Exercise requirements:
Each line from the line with "Write a web" to the line with "const yTicks = [0, 5, 10, 15, 20];", inclusive, is to be repeated exactly; no other line and no picture belongs in the copy.

Data entries:
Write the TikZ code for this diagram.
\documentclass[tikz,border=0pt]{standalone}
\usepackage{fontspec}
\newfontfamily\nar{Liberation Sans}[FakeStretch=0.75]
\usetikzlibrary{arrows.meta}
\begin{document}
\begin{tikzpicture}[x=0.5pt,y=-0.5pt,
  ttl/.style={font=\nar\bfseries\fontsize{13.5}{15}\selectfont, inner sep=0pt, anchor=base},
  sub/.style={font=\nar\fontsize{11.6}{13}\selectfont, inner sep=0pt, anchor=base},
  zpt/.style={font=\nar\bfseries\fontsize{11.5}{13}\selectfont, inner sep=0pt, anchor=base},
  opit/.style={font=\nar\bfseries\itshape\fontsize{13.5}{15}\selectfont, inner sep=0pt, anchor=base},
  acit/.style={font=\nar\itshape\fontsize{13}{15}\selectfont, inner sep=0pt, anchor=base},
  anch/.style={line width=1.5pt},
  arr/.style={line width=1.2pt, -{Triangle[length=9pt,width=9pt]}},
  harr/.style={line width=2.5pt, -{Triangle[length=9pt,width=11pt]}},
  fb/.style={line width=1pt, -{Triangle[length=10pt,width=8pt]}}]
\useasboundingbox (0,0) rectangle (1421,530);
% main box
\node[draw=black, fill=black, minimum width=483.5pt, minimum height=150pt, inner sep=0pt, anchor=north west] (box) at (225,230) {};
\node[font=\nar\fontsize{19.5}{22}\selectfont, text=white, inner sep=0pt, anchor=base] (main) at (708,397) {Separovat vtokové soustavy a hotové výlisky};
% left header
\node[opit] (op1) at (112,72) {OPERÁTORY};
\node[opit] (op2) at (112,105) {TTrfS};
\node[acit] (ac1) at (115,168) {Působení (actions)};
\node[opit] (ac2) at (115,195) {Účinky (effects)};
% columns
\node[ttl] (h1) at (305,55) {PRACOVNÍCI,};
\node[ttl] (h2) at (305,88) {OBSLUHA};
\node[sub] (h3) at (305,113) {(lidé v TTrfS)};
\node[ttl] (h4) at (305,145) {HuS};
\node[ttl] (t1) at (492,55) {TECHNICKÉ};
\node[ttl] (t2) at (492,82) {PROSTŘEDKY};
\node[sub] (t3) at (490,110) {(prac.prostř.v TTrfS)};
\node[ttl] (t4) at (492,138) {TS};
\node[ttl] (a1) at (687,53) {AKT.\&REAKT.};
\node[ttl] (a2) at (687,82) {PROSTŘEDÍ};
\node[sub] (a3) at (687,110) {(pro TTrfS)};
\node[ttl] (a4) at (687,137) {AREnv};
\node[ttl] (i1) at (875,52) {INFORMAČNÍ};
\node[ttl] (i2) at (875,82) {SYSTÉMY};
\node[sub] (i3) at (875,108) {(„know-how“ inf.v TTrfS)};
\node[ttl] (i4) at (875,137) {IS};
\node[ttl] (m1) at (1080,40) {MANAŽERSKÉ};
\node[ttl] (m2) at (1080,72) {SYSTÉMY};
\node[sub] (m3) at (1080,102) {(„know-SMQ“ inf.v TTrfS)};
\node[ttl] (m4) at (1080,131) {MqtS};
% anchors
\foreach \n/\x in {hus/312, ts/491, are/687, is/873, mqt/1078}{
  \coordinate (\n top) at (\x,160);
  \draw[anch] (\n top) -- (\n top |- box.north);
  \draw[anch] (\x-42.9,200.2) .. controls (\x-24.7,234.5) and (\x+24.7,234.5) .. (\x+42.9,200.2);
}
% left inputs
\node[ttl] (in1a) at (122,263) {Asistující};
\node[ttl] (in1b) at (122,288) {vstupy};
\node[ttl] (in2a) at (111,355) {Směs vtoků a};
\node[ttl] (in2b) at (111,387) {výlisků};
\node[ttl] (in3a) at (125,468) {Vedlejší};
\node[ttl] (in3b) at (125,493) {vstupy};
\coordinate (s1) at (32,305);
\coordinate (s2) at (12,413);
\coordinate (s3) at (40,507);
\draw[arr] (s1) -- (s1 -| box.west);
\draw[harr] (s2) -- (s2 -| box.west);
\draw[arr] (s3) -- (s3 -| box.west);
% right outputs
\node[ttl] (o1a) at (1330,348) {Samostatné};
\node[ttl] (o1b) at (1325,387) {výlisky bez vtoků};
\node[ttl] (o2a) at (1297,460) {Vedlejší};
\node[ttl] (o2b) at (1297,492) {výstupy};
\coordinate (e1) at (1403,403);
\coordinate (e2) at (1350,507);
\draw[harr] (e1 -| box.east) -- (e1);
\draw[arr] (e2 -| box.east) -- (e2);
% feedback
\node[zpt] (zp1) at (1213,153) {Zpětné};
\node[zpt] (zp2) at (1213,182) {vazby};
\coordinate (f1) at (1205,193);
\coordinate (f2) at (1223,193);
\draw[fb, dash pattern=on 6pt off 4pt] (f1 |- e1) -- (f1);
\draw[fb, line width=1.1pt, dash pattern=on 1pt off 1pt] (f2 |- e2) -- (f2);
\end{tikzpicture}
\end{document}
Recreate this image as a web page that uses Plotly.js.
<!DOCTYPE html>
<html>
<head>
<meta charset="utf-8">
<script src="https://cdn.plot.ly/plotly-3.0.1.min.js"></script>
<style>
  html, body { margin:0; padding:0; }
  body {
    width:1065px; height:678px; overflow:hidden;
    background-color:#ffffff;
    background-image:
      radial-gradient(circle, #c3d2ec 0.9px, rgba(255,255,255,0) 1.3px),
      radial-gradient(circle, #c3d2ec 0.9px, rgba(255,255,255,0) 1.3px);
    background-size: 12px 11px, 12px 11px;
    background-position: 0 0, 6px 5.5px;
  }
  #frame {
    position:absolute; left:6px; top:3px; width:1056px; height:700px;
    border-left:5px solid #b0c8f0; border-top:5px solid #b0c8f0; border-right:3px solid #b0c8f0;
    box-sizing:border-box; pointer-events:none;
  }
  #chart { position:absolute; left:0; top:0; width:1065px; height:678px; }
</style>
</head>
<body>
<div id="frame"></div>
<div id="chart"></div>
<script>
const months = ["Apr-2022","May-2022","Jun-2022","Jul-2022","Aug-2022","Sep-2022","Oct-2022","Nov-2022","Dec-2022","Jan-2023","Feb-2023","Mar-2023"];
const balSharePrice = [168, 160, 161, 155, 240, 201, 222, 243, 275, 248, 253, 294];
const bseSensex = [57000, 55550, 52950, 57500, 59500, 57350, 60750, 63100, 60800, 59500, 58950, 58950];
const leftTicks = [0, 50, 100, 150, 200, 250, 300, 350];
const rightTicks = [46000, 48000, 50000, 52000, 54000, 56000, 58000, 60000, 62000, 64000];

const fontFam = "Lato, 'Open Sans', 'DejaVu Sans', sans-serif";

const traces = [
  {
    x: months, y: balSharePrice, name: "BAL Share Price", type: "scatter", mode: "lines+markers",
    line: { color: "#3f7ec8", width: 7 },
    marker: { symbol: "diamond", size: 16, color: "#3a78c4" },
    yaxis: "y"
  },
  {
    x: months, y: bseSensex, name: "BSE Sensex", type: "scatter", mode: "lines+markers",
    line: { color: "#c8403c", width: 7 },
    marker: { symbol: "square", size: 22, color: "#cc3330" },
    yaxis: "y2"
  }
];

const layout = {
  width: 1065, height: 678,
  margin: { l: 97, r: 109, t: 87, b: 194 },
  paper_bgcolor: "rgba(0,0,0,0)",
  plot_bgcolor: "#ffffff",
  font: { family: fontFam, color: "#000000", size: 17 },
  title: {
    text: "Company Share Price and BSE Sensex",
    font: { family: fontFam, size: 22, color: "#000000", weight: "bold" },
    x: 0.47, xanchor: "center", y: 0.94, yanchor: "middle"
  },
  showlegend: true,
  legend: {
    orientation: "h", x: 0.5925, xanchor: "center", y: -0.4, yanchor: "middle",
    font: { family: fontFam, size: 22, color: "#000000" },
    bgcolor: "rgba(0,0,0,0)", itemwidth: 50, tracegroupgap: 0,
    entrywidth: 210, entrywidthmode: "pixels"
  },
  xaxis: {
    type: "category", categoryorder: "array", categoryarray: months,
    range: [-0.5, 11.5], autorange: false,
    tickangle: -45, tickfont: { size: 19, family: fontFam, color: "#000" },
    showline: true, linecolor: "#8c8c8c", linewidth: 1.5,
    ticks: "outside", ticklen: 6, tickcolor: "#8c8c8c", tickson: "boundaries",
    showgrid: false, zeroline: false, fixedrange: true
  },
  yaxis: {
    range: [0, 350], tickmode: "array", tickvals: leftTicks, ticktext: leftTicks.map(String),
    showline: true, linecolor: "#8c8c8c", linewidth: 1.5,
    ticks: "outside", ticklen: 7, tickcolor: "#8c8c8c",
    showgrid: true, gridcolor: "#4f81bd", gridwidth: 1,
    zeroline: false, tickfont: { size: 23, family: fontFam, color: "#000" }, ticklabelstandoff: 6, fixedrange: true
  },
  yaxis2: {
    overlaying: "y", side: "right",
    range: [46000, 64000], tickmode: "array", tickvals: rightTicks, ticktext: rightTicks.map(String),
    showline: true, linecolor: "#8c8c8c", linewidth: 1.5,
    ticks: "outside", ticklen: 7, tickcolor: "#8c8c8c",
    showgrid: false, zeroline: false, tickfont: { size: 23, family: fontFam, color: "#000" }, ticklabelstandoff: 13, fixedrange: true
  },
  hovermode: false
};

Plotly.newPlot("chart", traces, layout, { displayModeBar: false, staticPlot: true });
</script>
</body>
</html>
==
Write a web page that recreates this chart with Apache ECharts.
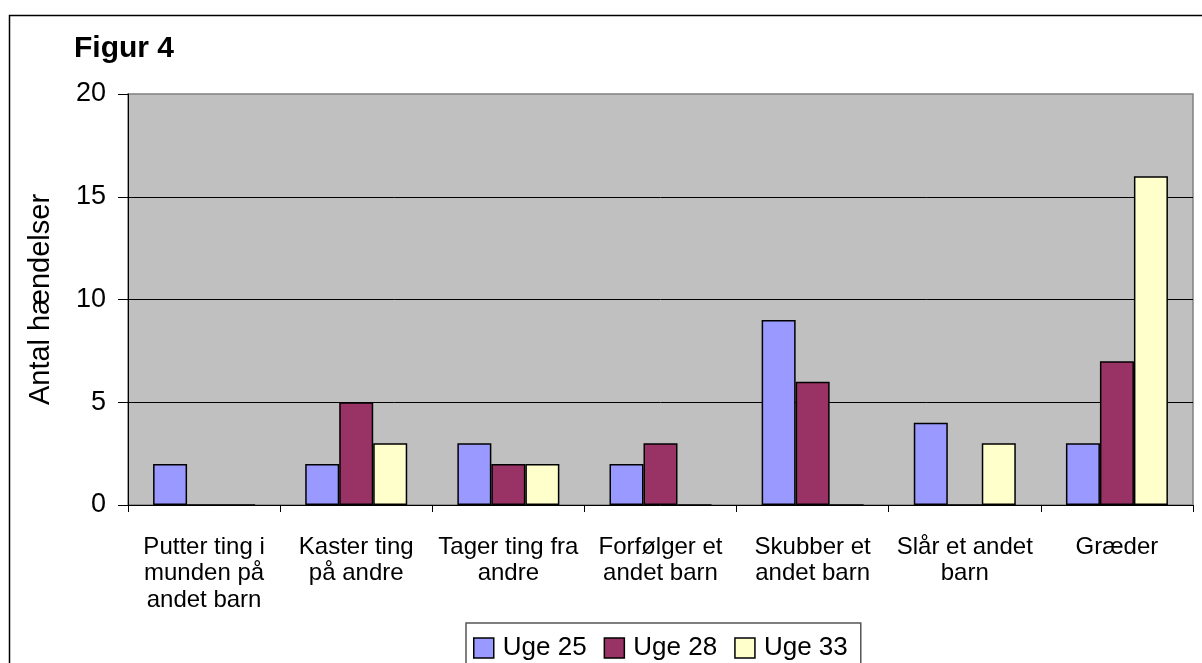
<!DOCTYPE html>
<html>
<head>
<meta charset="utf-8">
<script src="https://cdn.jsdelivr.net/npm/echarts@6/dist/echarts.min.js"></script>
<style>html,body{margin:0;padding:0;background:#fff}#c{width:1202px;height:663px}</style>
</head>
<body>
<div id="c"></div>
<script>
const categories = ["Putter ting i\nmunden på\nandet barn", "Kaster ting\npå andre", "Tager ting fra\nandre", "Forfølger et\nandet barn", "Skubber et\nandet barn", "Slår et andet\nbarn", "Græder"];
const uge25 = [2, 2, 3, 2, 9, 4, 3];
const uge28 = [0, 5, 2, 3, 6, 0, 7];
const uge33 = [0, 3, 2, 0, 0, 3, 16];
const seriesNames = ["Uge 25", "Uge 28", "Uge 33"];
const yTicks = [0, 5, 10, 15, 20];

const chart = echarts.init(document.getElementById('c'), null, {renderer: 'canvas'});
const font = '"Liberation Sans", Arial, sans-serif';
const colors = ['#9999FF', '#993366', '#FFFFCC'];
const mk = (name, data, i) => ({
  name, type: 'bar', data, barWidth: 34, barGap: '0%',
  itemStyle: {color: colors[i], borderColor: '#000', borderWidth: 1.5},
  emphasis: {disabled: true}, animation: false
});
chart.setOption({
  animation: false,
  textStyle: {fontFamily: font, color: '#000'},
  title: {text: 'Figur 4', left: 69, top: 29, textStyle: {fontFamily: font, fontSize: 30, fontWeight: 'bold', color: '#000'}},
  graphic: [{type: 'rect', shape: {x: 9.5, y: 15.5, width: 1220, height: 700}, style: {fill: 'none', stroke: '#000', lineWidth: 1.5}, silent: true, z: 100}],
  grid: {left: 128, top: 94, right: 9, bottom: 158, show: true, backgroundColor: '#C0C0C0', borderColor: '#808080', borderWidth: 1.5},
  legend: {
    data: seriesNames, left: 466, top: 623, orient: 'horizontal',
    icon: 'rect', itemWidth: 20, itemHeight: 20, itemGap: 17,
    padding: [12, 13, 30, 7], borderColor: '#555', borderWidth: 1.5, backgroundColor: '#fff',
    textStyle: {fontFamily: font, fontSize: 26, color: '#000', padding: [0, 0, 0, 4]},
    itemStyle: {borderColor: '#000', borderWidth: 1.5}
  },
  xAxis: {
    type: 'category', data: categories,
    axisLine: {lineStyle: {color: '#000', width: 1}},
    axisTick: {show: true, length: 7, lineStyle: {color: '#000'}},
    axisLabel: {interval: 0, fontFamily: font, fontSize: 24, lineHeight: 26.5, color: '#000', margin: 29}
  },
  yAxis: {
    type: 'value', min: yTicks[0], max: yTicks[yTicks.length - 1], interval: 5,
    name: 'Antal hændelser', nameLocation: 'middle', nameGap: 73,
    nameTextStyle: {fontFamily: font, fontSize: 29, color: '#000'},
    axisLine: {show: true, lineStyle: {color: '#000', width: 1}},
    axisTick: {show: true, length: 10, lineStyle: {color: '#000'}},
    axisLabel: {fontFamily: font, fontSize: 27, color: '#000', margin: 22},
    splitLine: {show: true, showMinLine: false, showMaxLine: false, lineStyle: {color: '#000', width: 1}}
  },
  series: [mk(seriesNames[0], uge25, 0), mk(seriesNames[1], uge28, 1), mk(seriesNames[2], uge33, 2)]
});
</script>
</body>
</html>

Solution to this problem:
Write a web page that recreates this chart with Apache ECharts.
<!DOCTYPE html>
<html>
<head>
<meta charset="utf-8">
<script src="https://cdn.jsdelivr.net/npm/echarts@6/dist/echarts.min.js"></script>
<style>html,body{margin:0;padding:0;background:#fff}#c{width:1202px;height:663px}</style>
</head>
<body>
<div id="c"></div>
<script>
const categories = ["Putter ting i\nmunden på\nandet barn", "Kaster ting\npå andre", "Tager ting fra\nandre", "Forfølger et\nandet barn", "Skubber et\nandet barn", "Slår et andet\nbarn", "Græder"];
const uge25 = [2, 2, 3, 2, 9, 4, 3];
const uge28 = [0, 5, 2, 3, 6, 0, 7];
const uge33 = [0, 3, 2, 0, 0, 3, 16];
const seriesNames = ["Uge 25", "Uge 28", "Uge 33"];
const yTicks = [0, 5, 10, 15, 20];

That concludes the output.